## PROMPT
Search the records for the word "diagram" and pick out every line that has it.

## EXERCISE INPUTS
________________________
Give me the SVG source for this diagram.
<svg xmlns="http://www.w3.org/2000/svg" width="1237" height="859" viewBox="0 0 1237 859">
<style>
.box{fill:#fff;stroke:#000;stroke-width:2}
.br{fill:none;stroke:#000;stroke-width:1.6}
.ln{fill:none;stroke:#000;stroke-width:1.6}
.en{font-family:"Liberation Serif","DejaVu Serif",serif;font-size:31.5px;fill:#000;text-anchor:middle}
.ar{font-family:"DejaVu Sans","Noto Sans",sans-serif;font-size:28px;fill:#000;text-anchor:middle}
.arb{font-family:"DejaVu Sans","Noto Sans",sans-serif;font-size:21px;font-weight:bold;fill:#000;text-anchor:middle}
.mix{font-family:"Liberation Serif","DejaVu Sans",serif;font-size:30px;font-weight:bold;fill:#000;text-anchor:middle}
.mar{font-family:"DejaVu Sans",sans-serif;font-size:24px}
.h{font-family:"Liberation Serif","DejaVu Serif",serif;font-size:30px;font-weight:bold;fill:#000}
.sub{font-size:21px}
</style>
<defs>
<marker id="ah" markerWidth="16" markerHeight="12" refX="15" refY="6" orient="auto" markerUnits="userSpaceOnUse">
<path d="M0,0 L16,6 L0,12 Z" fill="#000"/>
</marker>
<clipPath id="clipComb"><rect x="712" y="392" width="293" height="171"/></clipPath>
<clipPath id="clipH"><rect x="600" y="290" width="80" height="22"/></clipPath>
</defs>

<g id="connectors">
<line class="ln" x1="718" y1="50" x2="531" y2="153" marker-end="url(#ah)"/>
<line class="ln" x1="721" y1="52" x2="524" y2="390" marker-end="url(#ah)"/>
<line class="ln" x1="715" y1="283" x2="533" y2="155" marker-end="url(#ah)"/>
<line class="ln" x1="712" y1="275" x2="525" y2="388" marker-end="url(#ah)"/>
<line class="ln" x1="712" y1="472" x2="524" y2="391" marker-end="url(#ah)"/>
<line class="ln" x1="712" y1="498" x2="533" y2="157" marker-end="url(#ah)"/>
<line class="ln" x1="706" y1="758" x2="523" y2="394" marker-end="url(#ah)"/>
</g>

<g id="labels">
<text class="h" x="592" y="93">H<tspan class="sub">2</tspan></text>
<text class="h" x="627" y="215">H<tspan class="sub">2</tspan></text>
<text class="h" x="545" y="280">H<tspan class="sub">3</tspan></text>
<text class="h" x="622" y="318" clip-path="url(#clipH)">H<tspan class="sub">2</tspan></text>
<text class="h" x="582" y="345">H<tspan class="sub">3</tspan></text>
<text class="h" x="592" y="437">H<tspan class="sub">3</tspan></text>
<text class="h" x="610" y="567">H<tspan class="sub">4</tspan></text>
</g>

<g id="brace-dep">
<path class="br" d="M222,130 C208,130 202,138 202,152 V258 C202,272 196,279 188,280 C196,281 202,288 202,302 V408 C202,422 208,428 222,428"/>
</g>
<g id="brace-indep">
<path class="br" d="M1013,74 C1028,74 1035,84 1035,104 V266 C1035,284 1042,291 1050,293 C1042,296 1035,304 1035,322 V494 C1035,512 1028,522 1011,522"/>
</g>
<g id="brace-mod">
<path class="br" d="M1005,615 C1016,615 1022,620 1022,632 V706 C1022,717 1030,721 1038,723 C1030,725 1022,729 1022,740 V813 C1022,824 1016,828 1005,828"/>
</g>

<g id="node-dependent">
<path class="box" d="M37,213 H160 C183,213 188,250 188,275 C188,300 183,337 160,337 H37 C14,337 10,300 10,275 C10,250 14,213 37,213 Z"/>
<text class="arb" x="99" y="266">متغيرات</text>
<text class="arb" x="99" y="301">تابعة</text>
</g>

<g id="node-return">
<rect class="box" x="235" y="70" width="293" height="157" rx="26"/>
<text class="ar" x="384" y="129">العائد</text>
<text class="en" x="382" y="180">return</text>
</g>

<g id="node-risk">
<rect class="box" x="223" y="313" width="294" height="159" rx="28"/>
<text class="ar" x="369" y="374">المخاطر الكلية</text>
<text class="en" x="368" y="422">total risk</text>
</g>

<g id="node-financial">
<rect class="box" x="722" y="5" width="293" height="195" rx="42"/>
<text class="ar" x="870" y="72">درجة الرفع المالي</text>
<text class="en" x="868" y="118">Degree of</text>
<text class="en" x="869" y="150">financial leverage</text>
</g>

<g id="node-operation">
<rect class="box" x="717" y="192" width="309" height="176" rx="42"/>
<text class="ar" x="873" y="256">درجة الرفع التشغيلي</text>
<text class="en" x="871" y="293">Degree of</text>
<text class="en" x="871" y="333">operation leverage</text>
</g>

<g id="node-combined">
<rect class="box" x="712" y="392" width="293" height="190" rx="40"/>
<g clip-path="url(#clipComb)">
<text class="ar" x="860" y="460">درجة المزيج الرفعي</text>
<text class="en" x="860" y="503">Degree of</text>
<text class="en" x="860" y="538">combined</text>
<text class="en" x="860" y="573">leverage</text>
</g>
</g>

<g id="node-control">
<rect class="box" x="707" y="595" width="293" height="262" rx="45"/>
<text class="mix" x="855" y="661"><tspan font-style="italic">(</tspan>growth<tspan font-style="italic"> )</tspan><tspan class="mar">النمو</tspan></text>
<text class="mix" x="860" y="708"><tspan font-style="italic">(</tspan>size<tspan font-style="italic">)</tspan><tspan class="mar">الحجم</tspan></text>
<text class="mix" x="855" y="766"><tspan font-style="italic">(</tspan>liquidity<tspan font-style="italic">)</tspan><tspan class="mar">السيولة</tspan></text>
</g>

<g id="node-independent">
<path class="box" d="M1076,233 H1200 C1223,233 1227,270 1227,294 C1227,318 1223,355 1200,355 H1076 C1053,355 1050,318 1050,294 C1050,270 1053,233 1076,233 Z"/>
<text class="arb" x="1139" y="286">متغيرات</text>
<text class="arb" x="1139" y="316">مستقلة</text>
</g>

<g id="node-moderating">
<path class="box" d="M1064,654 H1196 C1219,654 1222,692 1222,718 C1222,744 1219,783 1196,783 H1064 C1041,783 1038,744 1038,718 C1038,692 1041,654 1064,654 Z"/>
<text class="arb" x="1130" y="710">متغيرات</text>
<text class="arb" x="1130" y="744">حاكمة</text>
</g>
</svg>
________________________
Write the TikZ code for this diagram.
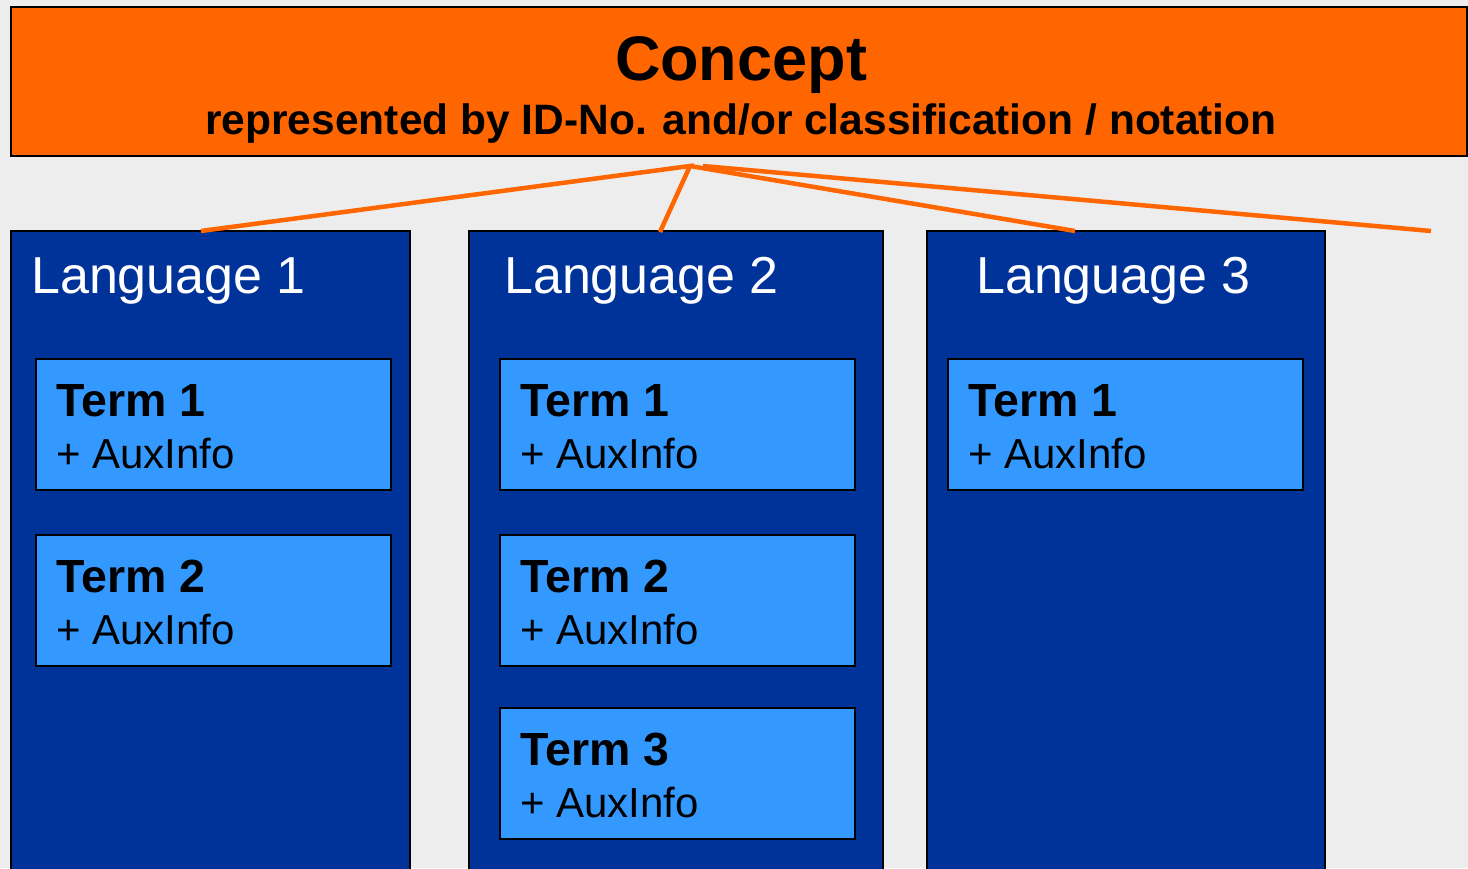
________________________
## RESULT
Give me the SVG source for this diagram.
Write the TikZ code for this diagram.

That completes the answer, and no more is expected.